Editors’ Note: Sometimes, the words of others are the best expression of outrage. What is astonishing here is the use of federal investigative power selectively to threaten U.S. business and a state. Editorial reprinted from The New York Times, September 6, 2019.
President Trump’s Justice Department — for it is increasingly clear that the department has been reduced to an arm of the White House — has opened an antitrust investigation of four auto companies that had the temerity to defy the president by voluntarily agreeing to reduce auto emissions below the level required by current federal law.
The investigation is an act of bullying, plain and simple: a nakedly political abuse of authority.
The department is supposed to prevent companies from acting in their own interest at the expense of the public. The four automakers, by contrast, are acting in the public interest.
Not content to fiddle while the planet burns, Mr. Trump is fanning the flames.
That the government of the United States would fight to loosen emissions standards in the face of the growing threat posed by climate change also boggles the mind. Not content to fiddle while the planet burns, Mr. Trump is fanning the flames.

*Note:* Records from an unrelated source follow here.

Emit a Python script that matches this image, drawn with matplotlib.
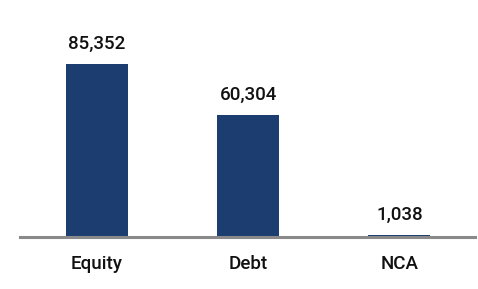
import matplotlib
matplotlib.use("Agg")
import matplotlib.pyplot as plt

categories = ["Equity", "Debt", "NCA"]
values = [85352, 60304, 1038]
labels = ["85,352", "60,304", "1,038"]

plt.rcParams['font.family'] = ['Roboto', 'DejaVu Sans']

W, H = 478, 289
fig = plt.figure(figsize=(W / 100, H / 100), dpi=100)
ax = fig.add_axes([20 / W, 1 - 237 / H, 455 / W, 217 / H])

x = list(range(len(categories)))
ax.bar(x, values, width=0.41, color="#1b3d6f", zorder=2)
ax.set_xlim(-0.51, 2.5)
ax.set_ylim(0, 107000)

for xi, v, lab in zip(x, values, labels):
    ax.annotate(lab, (xi, v), xytext=(0, 8), textcoords="offset points",
                ha="center", va="bottom", fontsize=13.5, fontweight="medium",
                color="#111111")

for s in ["top", "right", "left"]:
    ax.spines[s].set_visible(False)
ax.spines["bottom"].set_color("#8a8a8a")
ax.spines["bottom"].set_linewidth(2.2)
ax.spines["bottom"].set_zorder(3)
ax.set_yticks([])
ax.set_xticks(x)
ax.set_xticklabels(categories, fontsize=13.5, fontweight="medium", color="#111111")
ax.tick_params(axis="x", length=0, pad=13)

fig.savefig("out.png", dpi=100)
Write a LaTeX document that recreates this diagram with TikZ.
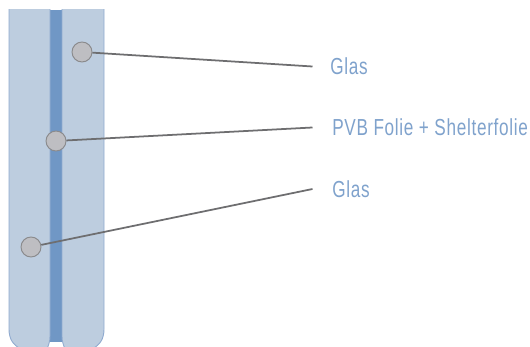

Ford, BMW North America, Volkswagen Group of America and Honda struck a deal with the State of California in July. They agreed to reach an average fuel efficiency standard of at least 51 miles per gallon by 2026. That falls short of an Obama administration rule that would have required average fuel efficiency of 54.5 miles per gallon by 2025. But it is certainly better than the goal of 37 miles per gallon favored by the Trump administration.
Mr. Trump reacted to the deal with predictable fury. The administration denounced it as a “P.R. stunt,” and threatened to end California’s longstanding authority to set its own tougher fuel efficiency standards — an attempt that would surely end up in court.
Now the administration has gone further, firing a shot across the bows of the automakers that signed the deal, and of those that might. The Times reported the German government warned Mercedes-Benz not to join the California agreement after learning of the federal investigation.
Antitrust law grants the government broad authority to police anticompetitive practices, and the Justice Department has dressed up its actions with the fig leaf that the companies may have colluded by collectively agreeing to the tougher standards, which could result in higher prices for new cars and light trucks.
The investigation is particularly striking because the department has shown little interest in preventing corporations from engaging in actual anticompetitive behavior. This summer, for example, the department blessed T-Mobile’s acquisition of Sprint, a deal likely to harm mobile phone consumers and workers, and to impede innovation.